#### Task brief
Nothing outside the range is to be copied. From the entries below, reproduce exactly the lines starting at the one with "Recreate this image" and ending at the one with "realLossBandsA, iliBands, realLossBandsB];", without pictures.

#### Dataset entries
§ §
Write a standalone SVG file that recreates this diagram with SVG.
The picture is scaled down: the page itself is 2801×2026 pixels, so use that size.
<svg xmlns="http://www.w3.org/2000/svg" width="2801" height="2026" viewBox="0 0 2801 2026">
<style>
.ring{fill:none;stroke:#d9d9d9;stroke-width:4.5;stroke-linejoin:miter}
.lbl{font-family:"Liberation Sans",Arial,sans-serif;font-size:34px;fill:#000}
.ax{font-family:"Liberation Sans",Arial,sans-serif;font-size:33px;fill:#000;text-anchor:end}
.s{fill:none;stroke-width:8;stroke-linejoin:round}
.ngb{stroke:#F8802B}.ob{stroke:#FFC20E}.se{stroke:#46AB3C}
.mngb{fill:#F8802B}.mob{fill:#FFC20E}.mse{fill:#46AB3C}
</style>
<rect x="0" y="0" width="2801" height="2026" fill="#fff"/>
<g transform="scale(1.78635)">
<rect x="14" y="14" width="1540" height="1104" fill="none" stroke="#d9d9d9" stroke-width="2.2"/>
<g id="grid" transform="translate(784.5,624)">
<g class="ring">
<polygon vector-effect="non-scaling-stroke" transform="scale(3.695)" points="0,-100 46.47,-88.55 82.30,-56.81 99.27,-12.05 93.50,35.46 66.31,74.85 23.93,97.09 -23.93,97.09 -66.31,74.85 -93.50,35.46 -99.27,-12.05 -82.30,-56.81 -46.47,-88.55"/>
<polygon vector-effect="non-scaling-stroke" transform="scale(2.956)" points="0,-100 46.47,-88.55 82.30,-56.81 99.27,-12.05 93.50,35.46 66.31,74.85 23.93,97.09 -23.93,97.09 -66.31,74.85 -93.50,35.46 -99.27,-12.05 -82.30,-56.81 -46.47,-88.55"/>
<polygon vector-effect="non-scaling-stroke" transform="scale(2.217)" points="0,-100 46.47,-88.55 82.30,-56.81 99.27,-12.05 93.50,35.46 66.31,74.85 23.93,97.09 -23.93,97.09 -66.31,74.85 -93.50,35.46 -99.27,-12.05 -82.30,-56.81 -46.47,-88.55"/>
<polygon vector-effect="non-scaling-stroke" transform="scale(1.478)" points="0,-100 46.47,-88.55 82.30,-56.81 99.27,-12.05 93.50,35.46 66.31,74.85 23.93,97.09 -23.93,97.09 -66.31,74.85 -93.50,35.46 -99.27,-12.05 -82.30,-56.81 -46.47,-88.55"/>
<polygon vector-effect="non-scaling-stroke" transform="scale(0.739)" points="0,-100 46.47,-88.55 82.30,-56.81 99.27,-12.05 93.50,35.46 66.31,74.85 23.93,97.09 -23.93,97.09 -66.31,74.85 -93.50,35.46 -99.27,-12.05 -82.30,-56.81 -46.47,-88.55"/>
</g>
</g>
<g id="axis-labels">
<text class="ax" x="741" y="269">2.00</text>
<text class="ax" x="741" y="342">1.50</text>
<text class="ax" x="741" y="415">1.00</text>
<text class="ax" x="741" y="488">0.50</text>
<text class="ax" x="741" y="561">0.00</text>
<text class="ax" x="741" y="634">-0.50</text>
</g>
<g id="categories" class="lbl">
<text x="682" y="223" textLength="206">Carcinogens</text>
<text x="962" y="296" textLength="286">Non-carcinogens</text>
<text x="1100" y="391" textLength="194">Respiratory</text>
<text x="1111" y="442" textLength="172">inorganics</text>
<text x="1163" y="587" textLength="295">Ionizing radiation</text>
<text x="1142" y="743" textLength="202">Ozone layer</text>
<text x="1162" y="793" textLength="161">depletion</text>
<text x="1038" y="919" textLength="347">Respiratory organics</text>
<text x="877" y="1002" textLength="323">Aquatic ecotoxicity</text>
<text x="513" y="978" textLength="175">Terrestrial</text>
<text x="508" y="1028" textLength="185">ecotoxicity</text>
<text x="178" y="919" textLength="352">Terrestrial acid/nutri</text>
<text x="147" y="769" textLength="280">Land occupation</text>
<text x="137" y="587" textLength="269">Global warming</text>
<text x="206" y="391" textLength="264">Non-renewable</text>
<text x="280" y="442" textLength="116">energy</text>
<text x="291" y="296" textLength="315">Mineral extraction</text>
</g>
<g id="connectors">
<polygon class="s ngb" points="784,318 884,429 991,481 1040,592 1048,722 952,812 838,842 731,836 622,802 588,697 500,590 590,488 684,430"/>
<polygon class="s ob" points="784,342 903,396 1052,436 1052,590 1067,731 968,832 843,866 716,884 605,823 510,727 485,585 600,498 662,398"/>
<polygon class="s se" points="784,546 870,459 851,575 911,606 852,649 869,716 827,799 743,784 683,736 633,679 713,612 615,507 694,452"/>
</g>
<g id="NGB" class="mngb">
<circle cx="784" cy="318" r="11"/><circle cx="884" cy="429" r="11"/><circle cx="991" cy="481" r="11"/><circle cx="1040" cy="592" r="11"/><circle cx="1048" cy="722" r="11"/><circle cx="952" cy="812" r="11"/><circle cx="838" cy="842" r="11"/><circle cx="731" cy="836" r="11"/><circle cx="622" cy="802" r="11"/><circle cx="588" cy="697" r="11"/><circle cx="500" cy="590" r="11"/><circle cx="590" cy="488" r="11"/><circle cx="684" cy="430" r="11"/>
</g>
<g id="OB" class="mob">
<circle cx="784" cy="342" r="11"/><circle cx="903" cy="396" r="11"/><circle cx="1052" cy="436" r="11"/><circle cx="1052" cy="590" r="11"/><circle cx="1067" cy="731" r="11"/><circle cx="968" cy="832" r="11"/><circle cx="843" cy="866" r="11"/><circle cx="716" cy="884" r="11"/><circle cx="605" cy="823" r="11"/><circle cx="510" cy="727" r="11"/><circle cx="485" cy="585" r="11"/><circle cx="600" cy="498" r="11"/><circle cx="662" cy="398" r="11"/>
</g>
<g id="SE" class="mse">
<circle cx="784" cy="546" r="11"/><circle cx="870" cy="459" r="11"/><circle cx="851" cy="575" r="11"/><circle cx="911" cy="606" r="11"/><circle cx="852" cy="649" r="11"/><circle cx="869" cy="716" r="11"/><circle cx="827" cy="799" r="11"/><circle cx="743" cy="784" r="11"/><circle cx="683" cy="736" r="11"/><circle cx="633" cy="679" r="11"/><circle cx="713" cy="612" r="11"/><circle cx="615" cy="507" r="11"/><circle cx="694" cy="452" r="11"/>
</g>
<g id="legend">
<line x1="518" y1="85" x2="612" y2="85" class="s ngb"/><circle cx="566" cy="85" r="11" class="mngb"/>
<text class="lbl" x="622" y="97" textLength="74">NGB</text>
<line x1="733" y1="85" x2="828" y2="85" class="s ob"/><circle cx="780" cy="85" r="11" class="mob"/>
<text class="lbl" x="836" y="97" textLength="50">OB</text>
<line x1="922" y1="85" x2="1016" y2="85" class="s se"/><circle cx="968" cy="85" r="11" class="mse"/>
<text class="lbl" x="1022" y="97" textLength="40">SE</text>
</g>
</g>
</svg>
§ §
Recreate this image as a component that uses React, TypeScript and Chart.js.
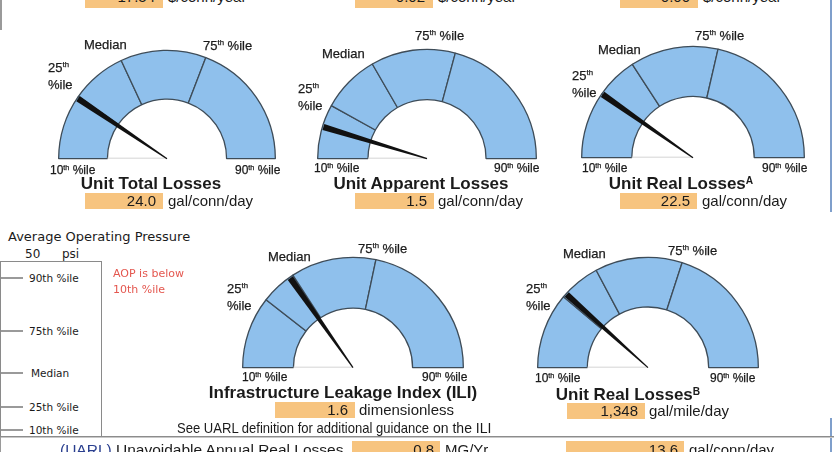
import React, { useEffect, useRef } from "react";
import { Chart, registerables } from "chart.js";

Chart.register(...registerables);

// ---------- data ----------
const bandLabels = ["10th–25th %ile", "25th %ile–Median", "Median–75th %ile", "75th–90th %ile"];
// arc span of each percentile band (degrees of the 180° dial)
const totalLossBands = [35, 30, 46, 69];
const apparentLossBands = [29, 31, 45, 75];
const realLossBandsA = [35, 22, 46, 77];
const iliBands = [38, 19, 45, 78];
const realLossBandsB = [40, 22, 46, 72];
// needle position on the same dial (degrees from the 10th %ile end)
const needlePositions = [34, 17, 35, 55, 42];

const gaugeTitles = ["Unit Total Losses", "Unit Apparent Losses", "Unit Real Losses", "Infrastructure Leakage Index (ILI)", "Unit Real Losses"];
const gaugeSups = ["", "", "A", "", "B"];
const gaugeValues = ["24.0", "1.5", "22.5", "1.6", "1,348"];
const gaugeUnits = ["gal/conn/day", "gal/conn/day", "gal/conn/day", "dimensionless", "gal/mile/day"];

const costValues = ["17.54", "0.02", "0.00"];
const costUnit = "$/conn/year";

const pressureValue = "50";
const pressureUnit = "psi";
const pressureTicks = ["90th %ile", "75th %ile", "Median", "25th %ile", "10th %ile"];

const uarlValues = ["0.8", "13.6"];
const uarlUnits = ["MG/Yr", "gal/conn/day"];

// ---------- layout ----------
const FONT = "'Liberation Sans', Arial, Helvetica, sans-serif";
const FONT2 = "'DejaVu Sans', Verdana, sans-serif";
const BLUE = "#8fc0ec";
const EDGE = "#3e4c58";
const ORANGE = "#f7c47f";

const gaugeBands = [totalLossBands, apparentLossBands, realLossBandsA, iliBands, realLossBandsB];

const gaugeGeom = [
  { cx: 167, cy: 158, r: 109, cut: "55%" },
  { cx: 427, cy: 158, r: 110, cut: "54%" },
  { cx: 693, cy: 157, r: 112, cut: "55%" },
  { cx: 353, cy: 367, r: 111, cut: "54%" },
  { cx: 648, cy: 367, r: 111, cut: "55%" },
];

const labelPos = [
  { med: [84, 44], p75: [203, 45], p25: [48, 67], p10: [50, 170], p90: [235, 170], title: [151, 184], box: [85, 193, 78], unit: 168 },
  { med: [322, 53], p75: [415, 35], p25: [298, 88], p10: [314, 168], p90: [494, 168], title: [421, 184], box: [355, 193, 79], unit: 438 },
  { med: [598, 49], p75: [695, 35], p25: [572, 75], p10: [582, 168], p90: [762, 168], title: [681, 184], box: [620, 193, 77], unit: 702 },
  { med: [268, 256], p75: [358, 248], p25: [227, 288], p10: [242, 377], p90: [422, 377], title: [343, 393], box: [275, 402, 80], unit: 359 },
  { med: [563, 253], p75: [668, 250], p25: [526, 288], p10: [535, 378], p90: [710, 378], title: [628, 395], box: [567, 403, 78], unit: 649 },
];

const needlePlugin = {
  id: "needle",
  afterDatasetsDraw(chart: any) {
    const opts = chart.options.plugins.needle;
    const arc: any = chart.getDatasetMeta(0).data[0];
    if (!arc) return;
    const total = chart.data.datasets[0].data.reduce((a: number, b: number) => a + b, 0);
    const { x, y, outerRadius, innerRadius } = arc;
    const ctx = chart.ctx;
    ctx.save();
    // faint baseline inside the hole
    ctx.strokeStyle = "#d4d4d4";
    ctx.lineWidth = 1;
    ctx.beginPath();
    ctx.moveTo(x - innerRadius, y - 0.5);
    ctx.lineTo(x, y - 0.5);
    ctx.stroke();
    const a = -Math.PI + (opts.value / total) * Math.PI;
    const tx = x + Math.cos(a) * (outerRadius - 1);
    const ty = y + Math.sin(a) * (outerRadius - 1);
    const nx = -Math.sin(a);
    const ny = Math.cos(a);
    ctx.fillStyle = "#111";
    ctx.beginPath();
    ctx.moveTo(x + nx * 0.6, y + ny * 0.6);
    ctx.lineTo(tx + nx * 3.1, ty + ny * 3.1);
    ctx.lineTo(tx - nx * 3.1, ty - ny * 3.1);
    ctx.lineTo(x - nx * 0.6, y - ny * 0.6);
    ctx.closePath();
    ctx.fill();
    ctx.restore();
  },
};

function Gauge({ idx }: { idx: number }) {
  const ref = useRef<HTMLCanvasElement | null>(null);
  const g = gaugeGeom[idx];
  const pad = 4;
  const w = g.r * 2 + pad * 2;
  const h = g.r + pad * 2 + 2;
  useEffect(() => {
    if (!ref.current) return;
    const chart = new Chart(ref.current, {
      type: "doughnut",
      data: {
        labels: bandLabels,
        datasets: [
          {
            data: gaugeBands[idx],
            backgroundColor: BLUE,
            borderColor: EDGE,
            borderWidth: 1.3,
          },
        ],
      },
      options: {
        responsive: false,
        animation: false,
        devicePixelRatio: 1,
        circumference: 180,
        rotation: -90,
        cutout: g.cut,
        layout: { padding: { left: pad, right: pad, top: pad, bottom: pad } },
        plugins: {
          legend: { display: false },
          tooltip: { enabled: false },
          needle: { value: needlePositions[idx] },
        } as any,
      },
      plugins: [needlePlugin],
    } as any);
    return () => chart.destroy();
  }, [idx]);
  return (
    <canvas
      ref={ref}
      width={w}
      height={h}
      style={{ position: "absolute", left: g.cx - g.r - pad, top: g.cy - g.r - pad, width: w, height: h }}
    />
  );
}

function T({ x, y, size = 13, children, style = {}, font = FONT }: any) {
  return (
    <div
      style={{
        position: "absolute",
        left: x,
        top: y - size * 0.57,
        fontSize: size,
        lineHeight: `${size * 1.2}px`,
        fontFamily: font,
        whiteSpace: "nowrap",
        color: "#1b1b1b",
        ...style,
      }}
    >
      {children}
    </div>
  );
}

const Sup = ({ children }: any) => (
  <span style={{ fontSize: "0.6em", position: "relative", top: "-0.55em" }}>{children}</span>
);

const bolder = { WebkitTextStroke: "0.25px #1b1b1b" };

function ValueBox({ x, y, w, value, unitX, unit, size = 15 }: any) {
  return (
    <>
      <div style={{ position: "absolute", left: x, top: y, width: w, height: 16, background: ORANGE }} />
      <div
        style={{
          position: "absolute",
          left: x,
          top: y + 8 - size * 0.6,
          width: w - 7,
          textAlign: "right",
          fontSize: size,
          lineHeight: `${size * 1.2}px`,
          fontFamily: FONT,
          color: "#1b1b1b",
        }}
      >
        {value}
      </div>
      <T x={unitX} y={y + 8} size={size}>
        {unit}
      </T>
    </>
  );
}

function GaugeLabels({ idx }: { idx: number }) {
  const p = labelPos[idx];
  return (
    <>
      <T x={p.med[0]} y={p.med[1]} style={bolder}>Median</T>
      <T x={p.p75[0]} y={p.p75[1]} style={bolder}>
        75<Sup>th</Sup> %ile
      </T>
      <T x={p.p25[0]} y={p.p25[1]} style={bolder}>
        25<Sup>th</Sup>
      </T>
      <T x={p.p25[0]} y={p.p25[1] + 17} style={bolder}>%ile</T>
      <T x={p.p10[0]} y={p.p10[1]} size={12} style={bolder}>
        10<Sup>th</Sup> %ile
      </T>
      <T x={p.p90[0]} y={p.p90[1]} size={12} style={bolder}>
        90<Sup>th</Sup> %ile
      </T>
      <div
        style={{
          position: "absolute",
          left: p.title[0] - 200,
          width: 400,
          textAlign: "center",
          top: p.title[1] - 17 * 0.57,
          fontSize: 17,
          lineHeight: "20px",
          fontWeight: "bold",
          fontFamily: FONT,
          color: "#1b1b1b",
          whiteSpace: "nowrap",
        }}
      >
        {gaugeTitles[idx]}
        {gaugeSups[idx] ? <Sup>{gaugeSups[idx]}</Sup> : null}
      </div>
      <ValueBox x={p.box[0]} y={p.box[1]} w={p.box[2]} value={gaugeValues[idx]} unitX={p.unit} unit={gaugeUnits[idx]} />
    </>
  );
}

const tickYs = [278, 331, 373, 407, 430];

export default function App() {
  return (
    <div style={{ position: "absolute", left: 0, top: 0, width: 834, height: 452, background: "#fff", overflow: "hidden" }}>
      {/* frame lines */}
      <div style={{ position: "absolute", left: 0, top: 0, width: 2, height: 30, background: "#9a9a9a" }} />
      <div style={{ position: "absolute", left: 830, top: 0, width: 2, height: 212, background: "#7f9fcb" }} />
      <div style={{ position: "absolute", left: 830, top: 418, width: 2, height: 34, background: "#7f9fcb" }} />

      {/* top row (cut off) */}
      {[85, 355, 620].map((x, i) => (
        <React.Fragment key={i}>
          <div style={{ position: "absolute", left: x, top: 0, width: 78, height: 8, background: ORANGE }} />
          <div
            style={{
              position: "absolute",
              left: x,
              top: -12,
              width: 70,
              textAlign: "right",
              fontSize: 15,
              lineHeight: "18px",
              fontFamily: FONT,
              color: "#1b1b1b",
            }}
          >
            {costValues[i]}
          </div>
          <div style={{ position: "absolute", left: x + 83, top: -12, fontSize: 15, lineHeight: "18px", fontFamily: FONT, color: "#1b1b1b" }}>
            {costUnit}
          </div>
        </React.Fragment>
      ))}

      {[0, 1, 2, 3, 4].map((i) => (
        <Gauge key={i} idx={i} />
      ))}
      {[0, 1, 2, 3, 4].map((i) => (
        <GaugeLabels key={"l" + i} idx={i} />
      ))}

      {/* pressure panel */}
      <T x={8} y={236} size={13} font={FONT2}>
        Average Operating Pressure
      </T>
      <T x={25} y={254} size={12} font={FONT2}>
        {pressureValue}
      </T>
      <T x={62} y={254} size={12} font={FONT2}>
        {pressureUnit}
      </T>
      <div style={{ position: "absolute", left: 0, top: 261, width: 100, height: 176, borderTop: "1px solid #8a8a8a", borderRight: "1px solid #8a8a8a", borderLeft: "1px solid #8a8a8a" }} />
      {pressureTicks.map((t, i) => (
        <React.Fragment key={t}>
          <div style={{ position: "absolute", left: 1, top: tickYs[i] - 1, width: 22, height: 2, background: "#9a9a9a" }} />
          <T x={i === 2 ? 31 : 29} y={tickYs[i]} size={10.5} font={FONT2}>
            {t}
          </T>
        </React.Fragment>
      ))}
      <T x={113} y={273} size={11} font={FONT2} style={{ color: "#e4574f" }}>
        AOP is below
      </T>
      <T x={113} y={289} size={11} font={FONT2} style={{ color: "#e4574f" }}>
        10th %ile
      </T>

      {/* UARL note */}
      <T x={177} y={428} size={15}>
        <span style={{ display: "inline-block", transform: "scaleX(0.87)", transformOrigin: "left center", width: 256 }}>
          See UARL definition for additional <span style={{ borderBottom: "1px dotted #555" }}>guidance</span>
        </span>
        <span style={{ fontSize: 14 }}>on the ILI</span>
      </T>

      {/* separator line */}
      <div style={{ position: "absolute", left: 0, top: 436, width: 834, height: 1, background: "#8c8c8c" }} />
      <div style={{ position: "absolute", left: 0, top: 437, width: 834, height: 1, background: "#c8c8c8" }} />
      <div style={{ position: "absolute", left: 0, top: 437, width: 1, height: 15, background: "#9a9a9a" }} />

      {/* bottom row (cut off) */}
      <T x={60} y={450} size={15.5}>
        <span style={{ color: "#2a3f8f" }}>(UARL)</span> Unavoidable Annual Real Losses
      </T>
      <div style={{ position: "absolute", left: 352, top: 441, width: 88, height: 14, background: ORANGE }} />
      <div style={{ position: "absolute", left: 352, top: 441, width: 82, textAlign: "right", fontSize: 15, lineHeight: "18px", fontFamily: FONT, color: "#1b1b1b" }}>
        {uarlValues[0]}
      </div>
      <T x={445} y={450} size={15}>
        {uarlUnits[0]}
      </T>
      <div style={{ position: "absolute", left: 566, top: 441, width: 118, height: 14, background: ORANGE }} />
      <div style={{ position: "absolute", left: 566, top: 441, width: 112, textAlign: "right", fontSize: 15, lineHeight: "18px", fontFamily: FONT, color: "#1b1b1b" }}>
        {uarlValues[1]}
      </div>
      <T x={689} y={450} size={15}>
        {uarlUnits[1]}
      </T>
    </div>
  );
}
§ §
#### Response for this exercise
Recreate this image as a component that uses React, TypeScript and Chart.js.
import React, { useEffect, useRef } from "react";
import { Chart, registerables } from "chart.js";

Chart.register(...registerables);

// ---------- data ----------
const bandLabels = ["10th–25th %ile", "25th %ile–Median", "Median–75th %ile", "75th–90th %ile"];
// arc span of each percentile band (degrees of the 180° dial)
const totalLossBands = [35, 30, 46, 69];
const apparentLossBands = [29, 31, 45, 75];
const realLossBandsA = [35, 22, 46, 77];
const iliBands = [38, 19, 45, 78];
const realLossBandsB = [40, 22, 46, 72];
// needle position on the same dial (degrees from the 10th %ile end)
const needlePositions = [34, 17, 35, 55, 42];

const gaugeTitles = ["Unit Total Losses", "Unit Apparent Losses", "Unit Real Losses", "Infrastructure Leakage Index (ILI)", "Unit Real Losses"];
const gaugeSups = ["", "", "A", "", "B"];
const gaugeValues = ["24.0", "1.5", "22.5", "1.6", "1,348"];
const gaugeUnits = ["gal/conn/day", "gal/conn/day", "gal/conn/day", "dimensionless", "gal/mile/day"];

const costValues = ["17.54", "0.02", "0.00"];
const costUnit = "$/conn/year";

const pressureValue = "50";
const pressureUnit = "psi";
const pressureTicks = ["90th %ile", "75th %ile", "Median", "25th %ile", "10th %ile"];

const uarlValues = ["0.8", "13.6"];
const uarlUnits = ["MG/Yr", "gal/conn/day"];

// ---------- layout ----------
const FONT = "'Liberation Sans', Arial, Helvetica, sans-serif";
const FONT2 = "'DejaVu Sans', Verdana, sans-serif";
const BLUE = "#8fc0ec";
const EDGE = "#3e4c58";
const ORANGE = "#f7c47f";

const gaugeBands = [totalLossBands, apparentLossBands, realLossBandsA, iliBands, realLossBandsB];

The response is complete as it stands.